Guest blog by Chris Giles, Principal Security Architect at Logiq. Written for and first published as part of techUK’s National Security Week 2024
Why is ‘Supply Chain Security’ important and is it really that difficult to deal with? When you break it down, it’s just about who supplies you with what, and the impact on your business if these suppliers were to be compromised, right? Well, a chain is only as strong as its weakest link and when your chain is globally connected, subject to multidimensional threats and differing politics/laws/regulations… it can rapidly become complex and soon have you veering off into a world of ‘analysis to paralysis’, doing lots of activity but not really managing your risk effectively.
As with any situation relating to security, context is key. Anyone thinking about their supply chain security should consider who their critical suppliers are, what equipment is crucial to their business, and ensure this is suitably understood. This is essential and will allow anyone to consider how much effort should be invested because, as we are all aware, effort costs money! If you are an SME delivering a few products and have a limited supply chain, chances are you will not have to expend too much effort; however, if you are a multinational delivering critical services, there is a high probability that significant effort is necessary. Any supply chain compromise may not only affect you, but also your customers, resulting in recovery costs and potential reputational damage.
Once you have a clear picture of your critical suppliers/equipment, you can apply proactive risk management to guide your decisions and, invariably, help you to make the ‘smart’ investment(s). When considering risks, contextualising the supply chain security question to your business is essential. You should align any associated risks to your business/mission objectives; ensuring you understand what the realisation of any risk truly means to you. Now, people will probably yawn when I mention risk and will likely say ‘this is all obvious and we already do it’; however, risk is critical and, what I have noticed — risks are rarely managed well.
What I often see is ‘risks’ that appear to only consider how to fix vulnerabilities or are only explained as a loss of ‘confidentiality/availability/integrity’. This does not offer any clear understanding of the impact to your business, should this risk be realised. What is the value of any data lost? Do you care if it is lost or stolen? How does this loss affect your business? There is also a tendency to focus on ‘doing’ security activities, without any understanding of why these activities are important and what they aim to achieve. At best, this can be wasted effort but at its worst, this can be disastrous, giving a façade of security risk management. It is essential to make certain the focus is on ensuring that ‘true’ risk to your business does not get lost in the noise.

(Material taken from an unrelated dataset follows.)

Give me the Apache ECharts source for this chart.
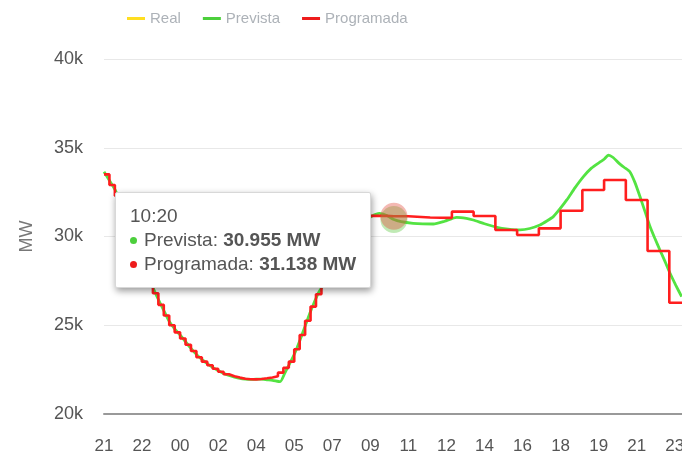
<!DOCTYPE html>
<html>
<head>
<meta charset="utf-8">
<script src="https://cdn.jsdelivr.net/npm/echarts@6/dist/echarts.min.js"></script>
<style>
  html, body { margin: 0; padding: 0; background: #fff; }
  #chart { width: 682px; height: 461px; }
</style>
</head>
<body>
<div id="chart"></div>
<script>
// x values are minutes counted from 21:00 of the day before
const startHour = 21

const prevTimes = [0, 15, 30, 45, 60, 75, 90, 105, 120, 136, 150, 165, 180, 195, 210, 225, 240, 255, 270, 285,
  300, 315, 330, 345, 360, 375, 390, 405, 420, 435, 450, 465, 486, 500, 513, 527, 541, 555, 568, 580,
  591, 605, 620, 640, 660, 680, 700, 720, 740, 760, 780, 800, 820, 853, 880, 909, 940, 973, 1000, 1019,
  1050, 1084, 1115, 1148, 1175, 1203, 1222, 1240, 1258, 1277, 1300, 1323, 1345, 1369, 1380, 1392, 1405, 1420, 1435, 1451,
  1465, 1479, 1493, 1507, 1520, 1534, 1548, 1562, 1578, 1594]
const prevValues = [33650, 33150, 32650, 31950, 31200, 30400, 29600, 28800, 27950, 27080, 26450, 25830, 25220, 24800, 24450, 24070, 23700, 23360, 23080, 22840,
  22630, 22450, 22290, 22170, 22080, 22010, 21970, 21950, 21960, 21960, 21930, 21900, 21820, 22350, 22860, 23450, 24170, 24950, 25670, 26280,
  26800, 27270, 27850, 28600, 29300, 29950, 30480, 30880, 31160, 31300, 31180, 30955, 30840, 30745, 30710, 30705, 30860, 31080, 31020, 30930,
  30720, 30520, 30420, 30370, 30450, 30650, 30870, 31120, 31550, 32060, 32750, 33370, 33850, 34200, 34350, 34590, 34450, 34150, 33900, 33650,
  33050, 32250, 31400, 30550, 29900, 29240, 28600, 27930, 27250, 26610]

const progTimes = [0, 15, 30, 45, 60, 75, 90, 105, 120, 135, 150, 165, 180, 195, 210, 225, 240, 255, 270, 285,
  300, 315, 330, 345, 360, 375, 390, 405, 420, 435, 450, 465, 480, 495, 510, 525, 540, 555, 570, 585,
  600, 615, 630, 645, 660, 675, 690, 705, 720, 780, 800, 840, 900, 960, 1020, 1080, 1140, 1200, 1260, 1320,
  1380, 1440, 1500, 1560, 1595]
const progValues = [33500, 32900, 32300, 31600, 30800, 30000, 29200, 28400, 27550, 26800, 26150, 25550, 25000, 24600, 24250, 23900, 23550, 23200, 22950, 22750,
  22550, 22380, 22240, 22130, 22050, 21990, 21960, 21950, 21970, 22010, 22060, 22130, 22330, 22600, 22950, 23650, 24450, 25250, 26050, 26750,
  27350, 27900, 28500, 29050, 29600, 30100, 30500, 30850, 31160, 31138, 31138, 31070, 31050, 31400, 31155, 30370, 30085, 30460, 31450, 32620,
  33180, 32060, 29180, 26270, 26270]

const realTimes = []
const realValues = []

const seriesNames = ['Real', 'Prevista', 'Programada']
const seriesColors = ['#ffde21', '#4ccf3c', '#ee1c1c']

// the point the tooltip is shown for (10:20)
const tipMinute = 800

function pairs(times, values) {
  return times.map((t, i) => [t, values[i]])
}

function pad(n) {
  return (n < 10 ? '0' : '') + n
}

function clock(minute) {
  const m = startHour * 60 + minute
  return pad(Math.floor(m / 60) % 24) + ':' + pad(m % 60)
}

function mw(v) {
  return String(v).replace(/\B(?=(\d{3})+(?!\d))/g, '.')
}

const font = 'Liberation Sans, Arial, sans-serif'

const option = {
  animation: false,
  textStyle: { fontFamily: font },
  color: seriesColors,
  legend: {
    left: 122,
    top: 6,
    icon: 'rect',
    itemWidth: 18,
    itemHeight: 3,
    itemGap: 22,
    textStyle: { color: '#adb2b8', fontSize: 15, fontFamily: font },
    data: seriesNames
  },
  grid: {
    left: 104,
    right: 0,
    top: 59,
    bottom: 47,
    outerBoundsMode: 'none'
  },
  tooltip: {
    trigger: 'axis',
    triggerOn: 'none',
    alwaysShowContent: true,
    transitionDuration: 0,
    position: [115, 192],
    axisPointer: { type: 'none' },
    backgroundColor: '#fff',
    borderColor: '#d8d8d8',
    borderWidth: 1,
    borderRadius: 2,
    padding: [11, 14],
    extraCssText: 'box-shadow: 1px 3px 7px rgba(0,0,0,0.4);',
    textStyle: { color: '#555', fontSize: 19, fontFamily: font },
    formatter: (params) => {
      let html = '<div style="line-height:24px">' + clock(params[0].value[0]) + '</div>'
      params.forEach((p) => {
        html += '<div style="line-height:24px">' +
          '<span style="display:inline-block;width:7px;height:7px;border-radius:50%;margin-right:7px;vertical-align:middle;background:' + p.color + '"></span>' +
          p.seriesName + ': <b>' + mw(p.value[1]) + ' MW</b></div>'
      })
      return html
    }
  },
  xAxis: {
    type: 'value',
    min: 0,
    max: 1595,
    interval: 105,
    axisLine: { lineStyle: { color: '#999', width: 2 } },
    axisTick: { show: false },
    splitLine: { show: false },
    axisLabel: {
      color: '#555',
      fontSize: 17,
      margin: 24,
      showMaxLabel: false,
      formatter: (v) => clock(v).slice(0, 2)
    }
  },
  yAxis: {
    type: 'value',
    min: 20000,
    max: 40000,
    interval: 5000,
    name: 'MW',
    nameLocation: 'middle',
    nameGap: 68,
    nameTextStyle: { color: '#777', fontSize: 18, fontFamily: font },
    axisLine: { show: false },
    axisTick: { show: false },
    splitLine: { lineStyle: { color: '#e8e8e8' } },
    axisLabel: {
      color: '#555',
      fontSize: 18,
      margin: 21,
      formatter: (v) => v / 1000 + 'k'
    }
  },
  series: [
    {
      name: seriesNames[0],
      type: 'line',
      symbol: 'none',
      lineStyle: { width: 2.5 },
      data: pairs(realTimes, realValues)
    },
    {
      name: seriesNames[1],
      type: 'line',
      symbol: 'none',
      smooth: 0.2,
      lineStyle: { width: 2.8 },
      data: pairs(prevTimes, prevValues),
      markPoint: {
        silent: true,
        symbol: 'circle',
        symbolSize: 27,
        label: { show: false },
        itemStyle: { color: 'rgba(90, 200, 60, 0.38)' },
        data: [{ coord: [tipMinute, prevValues[prevTimes.indexOf(tipMinute)]] }]
      }
    },
    {
      name: seriesNames[2],
      type: 'line',
      symbol: 'none',
      step: 'end',
      lineStyle: { width: 2.6 },
      data: pairs(progTimes, progValues),
      markPoint: {
        silent: true,
        symbol: 'circle',
        symbolSize: 27,
        label: { show: false },
        itemStyle: { color: 'rgba(225, 70, 55, 0.38)' },
        data: [{ coord: [tipMinute, progValues[progTimes.indexOf(tipMinute)]] }]
      }
    }
  ]
}

const myChart = echarts.init(document.getElementById('chart'))
myChart.setOption(option)
myChart.dispatchAction({
  type: 'showTip',
  seriesIndex: 1,
  dataIndex: prevTimes.indexOf(tipMinute)
})
</script>
</body>
</html>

I suggest embracing effective security risk management, across your supply chain, to provide you with a sensible foundation to make the necessary investment decisions and ensure your organisation is ‘secure enough’. When referring to ‘effective’ risk management, I recommend that any associated risks are aligned to what it is that you are trying to achieve as a business, and that there is rational consideration for what is truly a risk to your business and areas that could be impacted. Sufficient consideration should then be given to the ‘cost’ for all potential courses of actions surrounding that risk.
It may appear that I am advocating ‘just do some risk work’ and the rest will follow. However, effective risk management does require time and effort, but such investment will deliver benefits. The NCSC supply chain principles offer a great structure for understanding and managing supply chain risk across organisations of any size, as too can partnering with an appropriate consultancy.
Another often repeated phrase that is easy to say but difficult to establish is trust. Building trust with your suppliers is a fundamental element of success; however, trust must be earned and, to achieve longevity, it must work in both directions. This part is not easy. Supply chain security should be viewed as a collective responsibility, requiring collaboration among the supply chain. It is essential to provide support, assist, and build partnerships with suppliers, logistics providers, regulatory bodies, etc, to establish trust through the sharing of best practices and enhanced information sharing. It may be worth considering how this can be achieved e.g., rather than large, laborious contracts, set outcomes as advised by NCSC supply chain principles. Such collaborative efforts can help ensure a more secure and resilient supply chain ecosystem for all!
Whether your effective risk management highlights the need for better training, supplier support, technology, or anything else, your business will be able to develop a clear understanding of ‘why’ investment decisions should be made. You can clearly demonstrate the risk to your enterprise that is introduced by your supply chain and, where this is outside of your risk appetite, ensure the correct risk mitigation strategy is adopted. Understanding the security risks within your supply chain means you can embrace multiple technologies (e.g, AI, IoT, ICS) throughout your supply chain, negotiate more ‘secure’ contracts, develop effective supply chain business continuity strategies, or invest in a service that analyses your supply chain. Whatever the investment, you will be doing so from an informed position.
Going through the process of mapping your supply chain offers you time and opportunity to ask those valid questions. You can consider your procurement strategy (buy or build) and how any risks associated with this will impact your business and the effect this can have on security. You can also consider procuring services; what impact will this have? As you go through the process, you may find that your critical services are dependent on a small manufacturing business, operating obsolete software, or reliant on services provided by a company that have a poor reputation for security.
Ultimately, if we all undertake this approach, we can ensure that National Security surrounding the supply chain risk is better understood and effectively managed!